> **Exercise details**
Begin with the opening line of the records and extract each line through the one holding "const categories = d3.range(dayCount).map(i"; pictures are not part of the copy.

Code that draws figures
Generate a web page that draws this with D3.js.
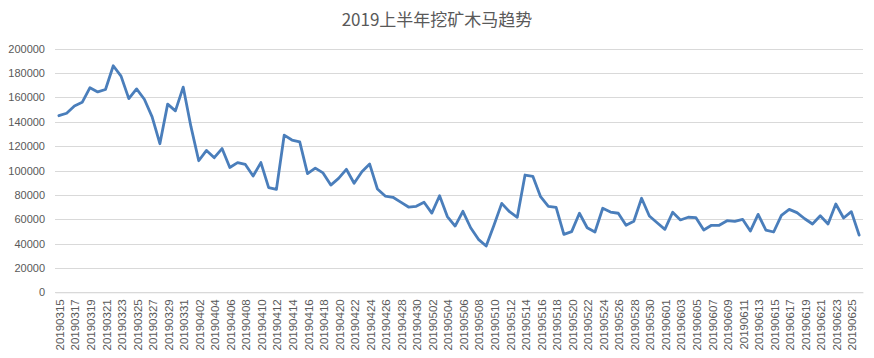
<!DOCTYPE html>
<html><head><meta charset="utf-8">
<script src="https://cdn.jsdelivr.net/npm/d3@7"></script>
<style>
body{margin:0;background:#fff;}
svg{display:block;font-family:"Liberation Sans","DejaVu Sans",sans-serif;}
</style></head>
<body><svg id="c" width="874" height="358"></svg>
<script>
const title = "2019上半年挖矿木马趋势";
const startDate = "20190315";
const dayCount = 104;
const values = [
145000,147000,153000,156000,168000,164500,166500,186000,177500,159000,
167000,158500,144000,122000,154500,149000,168500,136000,108000,116500,
110500,118000,102500,106500,105000,95500,106500,86000,84500,129000,
125000,123500,97500,102000,98000,88000,93500,101000,89500,99000,
105300,84800,79000,78000,74000,70000,70600,73900,65000,79300,
62200,54400,66500,53000,43500,38000,55000,73000,66200,61600,
96300,95200,78500,70600,69800,47600,49800,64900,53000,49500,
69000,65900,64900,55000,58300,77200,62600,57100,51700,65700,
59400,61600,61300,51100,55000,55000,58800,58300,59900,50300,
64000,51100,49500,63200,68100,65400,60400,56100,62900,56100,
72500,61000,66200,47000
];
const yTicks = [0,20000,40000,60000,80000,100000,120000,140000,160000,180000,200000];

// categories: consecutive dates
const parse = d3.timeParse("%Y%m%d"), fmt = d3.timeFormat("%Y%m%d");
const start = parse(startDate);
const categories = d3.range(dayCount).map(i => fmt(d3.timeDay.offset(start, i)));

const svg = d3.select("#c");
const L = 55, R = 863, T = 48.7, B = 292.3;
const x = d3.scaleBand().domain(categories).range([L, R]);
const y = d3.scaleLinear().domain([0, 200000]).range([B, T]);

// gridlines
svg.append("g").selectAll("line").data(yTicks).join("line")
  .attr("x1", L).attr("x2", R)
  .attr("y1", d => Math.round(y(d)) + 0.5).attr("y2", d => Math.round(y(d)) + 0.5)
  .attr("stroke", "#d9d9d9").attr("stroke-width", 1);

// y axis labels
const yAxis = d3.axisLeft(y).tickValues(yTicks).tickSize(0).tickPadding(10).tickFormat(d => d);
const gy = svg.append("g").attr("transform", `translate(${L},0)`).call(yAxis);
gy.select(".domain").remove();
gy.selectAll("text").attr("fill", "#595959").style("font-size", "11px");

// x axis
const xAxis = d3.axisBottom(x).tickValues(categories.filter((d, i) => i % 2 === 0)).tickSize(0).tickPadding(0);
const gx = svg.append("g").attr("transform", `translate(0,${B})`).call(xAxis);
gx.select(".domain").attr("stroke", "#d9d9d9");
gx.selectAll("text").attr("fill", "#595959").style("font-size", "11.5px")
  .attr("transform", "rotate(-90)").attr("text-anchor", "end")
  .attr("x", -7).attr("y", 1).attr("dy", "0.35em");

// line
const line = d3.line().x((d, i) => x(categories[i]) + x.bandwidth() / 2).y(d => y(d));
svg.append("path").datum(values).attr("d", line)
  .attr("fill", "none").attr("stroke", "#4a7ebb").attr("stroke-width", 2.8)
  .attr("stroke-linejoin", "round").attr("stroke-linecap", "round");

// title
svg.append("text").attr("x", 437).attr("y", 26).attr("text-anchor", "middle")
  .attr("fill", "#595959").style("font-size", "17px")
  .style("font-family", '"Noto Sans CJK SC","Liberation Sans",sans-serif')
  .text(title);
</script></body></html>
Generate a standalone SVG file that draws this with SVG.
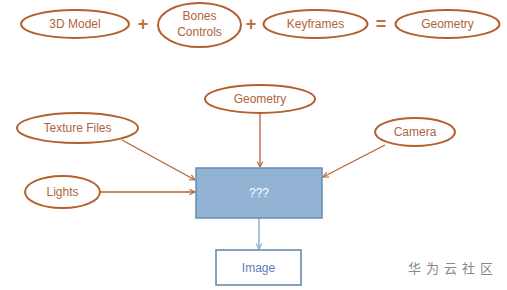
<svg xmlns="http://www.w3.org/2000/svg" width="507" height="290" viewBox="0 0 507 290">
<defs>
<style>
.ell{fill:#fff;stroke:#B5602F;stroke-width:2}
.lbl{font-family:"Liberation Sans",Arial,sans-serif;font-size:12px;fill:#B0643C;text-anchor:middle}
.op{font-family:"Liberation Sans",Arial,sans-serif;font-size:18px;fill:#C0703C;text-anchor:middle;font-weight:bold}
.con{stroke:#B5602F;stroke-width:1.3;fill:none}
.conb{stroke:#7FA3CC;stroke-width:1.3;fill:none}
</style>
<marker id="ah" viewBox="0 0 10 10" refX="9" refY="5" markerWidth="7" markerHeight="7" orient="auto" markerUnits="userSpaceOnUse">
<path d="M1,1 L9,5 L1,9" fill="none" stroke="#B5602F" stroke-width="1.5"/>
</marker>
<marker id="ahb" viewBox="0 0 10 10" refX="9" refY="5" markerWidth="7" markerHeight="7" orient="auto" markerUnits="userSpaceOnUse">
<path d="M1,1 L9,5 L1,9" fill="none" stroke="#7FA3CC" stroke-width="1.5"/>
</marker>
</defs>
<rect width="507" height="290" fill="#fff"/>
<g id="model"><ellipse class="ell" cx="75" cy="24" rx="54" ry="14"/><text class="lbl" x="75" y="28">3D Model</text></g>
<text class="op" x="143" y="30">+</text>
<g id="bones"><ellipse class="ell" cx="199.5" cy="25" rx="41.5" ry="22"/><text class="lbl" x="199.5" y="20">Bones</text><text class="lbl" x="199.5" y="36">Controls</text></g>
<text class="op" x="251" y="30">+</text>
<g id="keyframes"><ellipse class="ell" cx="315.5" cy="24" rx="52" ry="14"/><text class="lbl" x="315.5" y="28">Keyframes</text></g>
<text class="op" x="381" y="30">=</text>
<g id="geometry-top"><ellipse class="ell" cx="447.5" cy="24" rx="52" ry="14"/><text class="lbl" x="447.5" y="28">Geometry</text></g>
<g id="connectors">
<line class="con" x1="260" y1="113" x2="260" y2="167" marker-end="url(#ah)"/>
<line class="con" x1="122" y1="140" x2="195" y2="180" marker-end="url(#ah)"/>
<line class="con" x1="100" y1="192" x2="195" y2="192" marker-end="url(#ah)"/>
<line class="con" x1="385" y1="145" x2="323" y2="177" marker-end="url(#ah)"/>
<line class="conb" x1="259" y1="218" x2="259" y2="249" marker-end="url(#ahb)"/>
</g>
<g id="geometry"><ellipse class="ell" cx="260" cy="99" rx="55" ry="14"/><text class="lbl" x="260" y="103">Geometry</text></g>
<g id="texture"><ellipse class="ell" cx="77.5" cy="128" rx="60.5" ry="15"/><text class="lbl" x="77.5" y="132">Texture Files</text></g>
<g id="camera"><ellipse class="ell" cx="415" cy="132" rx="40" ry="14"/><text class="lbl" x="415" y="136">Camera</text></g>
<g id="lights"><ellipse class="ell" cx="62.5" cy="192" rx="37.5" ry="16"/><text class="lbl" x="62.5" y="196">Lights</text></g>
<g id="unknown"><rect x="196" y="168" width="126" height="50" fill="#92B3D4" stroke="#6A8DB5" stroke-width="1.5"/><text class="lbl" x="259" y="197" style="fill:#fff">???</text></g>
<g id="image"><rect x="216" y="250" width="85" height="35" fill="#fff" stroke="#5F82AC" stroke-width="1.5"/><text class="lbl" x="258.5" y="272" style="fill:#5B80B0">Image</text></g>
<text x="453" y="273" font-family="'Noto Sans CJK SC',sans-serif" font-size="13" fill="#888" text-anchor="middle" letter-spacing="5">华为云社区</text>
</svg>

> **The output**
Generate a web page that draws this with D3.js.
<!DOCTYPE html>
<html><head><meta charset="utf-8">
<script src="https://cdn.jsdelivr.net/npm/d3@7"></script>
<style>
body{margin:0;background:#fff;}
svg{display:block;font-family:"Liberation Sans","DejaVu Sans",sans-serif;}
</style></head>
<body><svg id="c" width="874" height="358"></svg>
<script>
const title = "2019上半年挖矿木马趋势";
const startDate = "20190315";
const dayCount = 104;
const values = [
145000,147000,153000,156000,168000,164500,166500,186000,177500,159000,
167000,158500,144000,122000,154500,149000,168500,136000,108000,116500,
110500,118000,102500,106500,105000,95500,106500,86000,84500,129000,
125000,123500,97500,102000,98000,88000,93500,101000,89500,99000,
105300,84800,79000,78000,74000,70000,70600,73900,65000,79300,
62200,54400,66500,53000,43500,38000,55000,73000,66200,61600,
96300,95200,78500,70600,69800,47600,49800,64900,53000,49500,
69000,65900,64900,55000,58300,77200,62600,57100,51700,65700,
59400,61600,61300,51100,55000,55000,58800,58300,59900,50300,
64000,51100,49500,63200,68100,65400,60400,56100,62900,56100,
72500,61000,66200,47000
];
const yTicks = [0,20000,40000,60000,80000,100000,120000,140000,160000,180000,200000];

// categories: consecutive dates
const parse = d3.timeParse("%Y%m%d"), fmt = d3.timeFormat("%Y%m%d");
const start = parse(startDate);
const categories = d3.range(dayCount).map(i => fmt(d3.timeDay.offset(start, i)));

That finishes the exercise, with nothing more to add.